Now in its third year, Cisco’s incentive program has about a 55% participation level, and with greater emphasis during open enrollment, the company hopes to reach 65%.

Although more than half of Cisco’s 63,000 employees take part in the program, Hymel says there are still workers who refuse to complete an HRA because they don’t want their employer to have health information. This finding is consistent with studies.

In her report Incentives Entice Employees Toward Wellness, Liz Boehm, principal analyst at Forrester Research, Inc., in Cambridge, MA, reported that nearly one-fifth of U.S. consumers did not support workplace wellness programs because they either objected to employer sponsorship or believed the programs were a violation of employee privacy.

Hymel says Cisco informs employees that the company doesn’t have access to the individual information and that it is given to a third-party vendor, but that doesn’t satisfy some of the employees concerned about privacy.

In addition to the incentives, Cisco is building a 44,000-square-foot fitness center at its San Jose campus. The facility will include four workout studios for Pilates, yoga, group exercise, and cycling and will complement the headquarters’ on-site health center, Hymel says.

Employees who want to use the fitness center will pay $20 per month.

Cisco is exploring whether to waive fees to the facility for those who participate in the incentive programs rather than paying them $300.

“That may translate into a better incentive, even though financially it’s a wash,” says Hymel. “I think we’re still trying to figure out what motivates our population.”

Hymel says Cisco is still in the participation phase of its wellness programs and has not thought about disincentives.

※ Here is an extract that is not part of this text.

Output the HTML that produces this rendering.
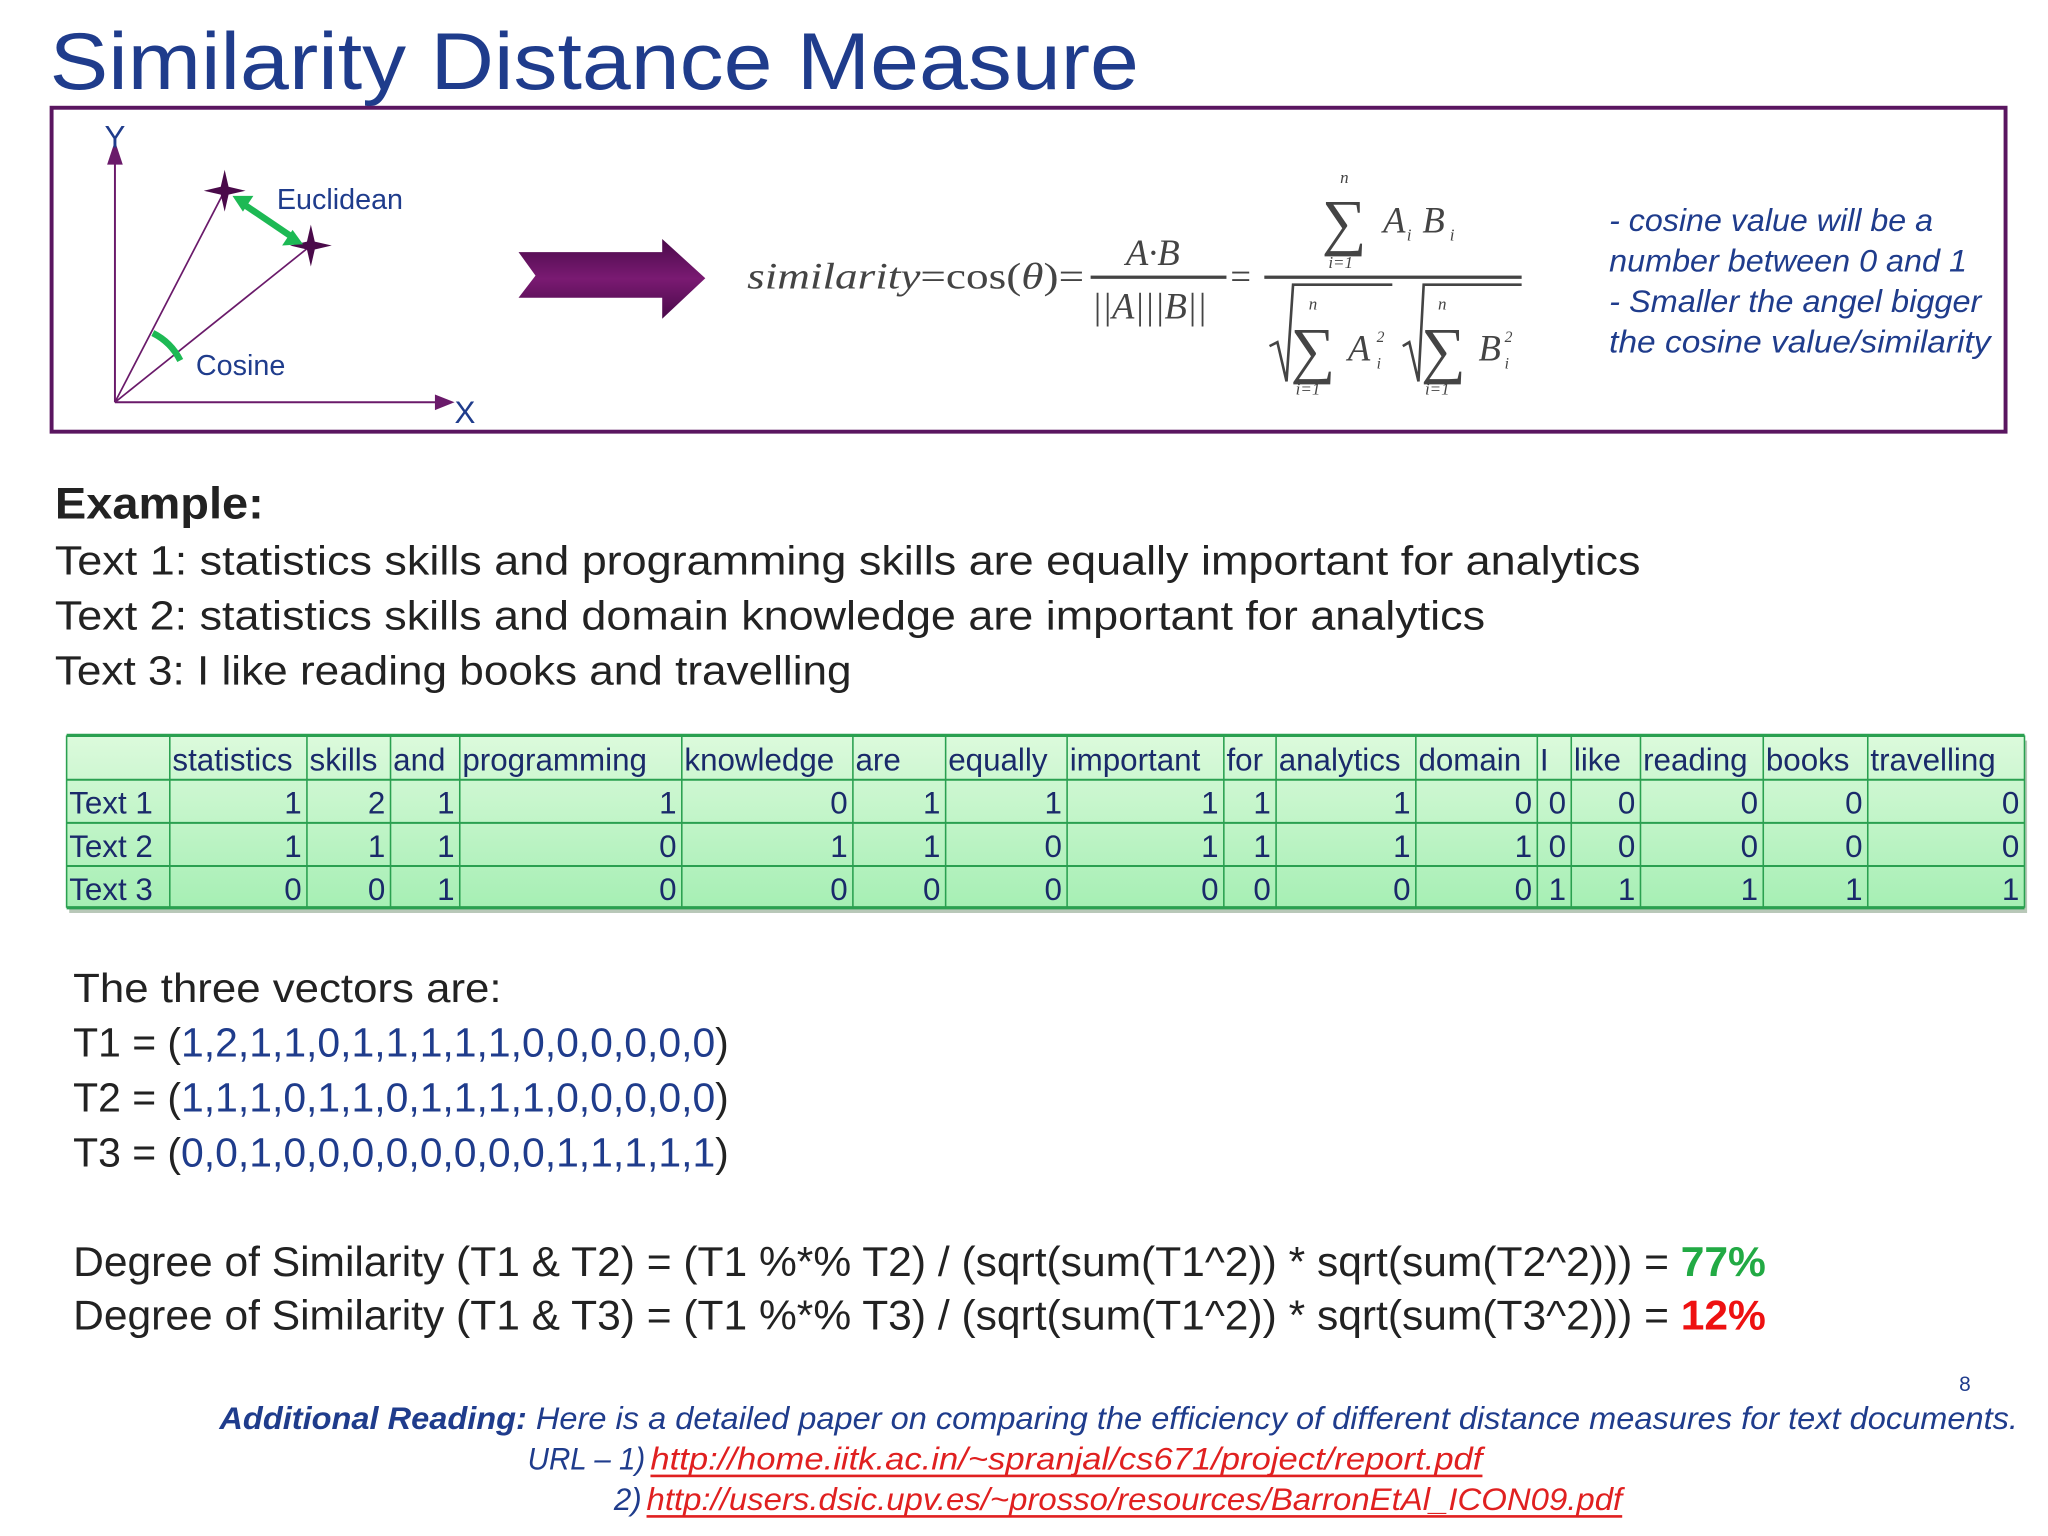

“I think we’re more about trying to motivate people to do the right thing rather than cause those disincentives to cloud what we’re trying to do. We’re not really talking about a disincentive strategy,” she says.

Thomas Parry, PhD, president of Integrated Benefits Institute, based in San Francisco, says if incentives don’t work, employers will try other options because businesses understand that healthcare costs affect the bottom line.

“Employers are not just throwing things out there as the latest fad. They are looking very carefully at what they do, how they do it, and what’s going to work because they have no choice anymore,” says Parry.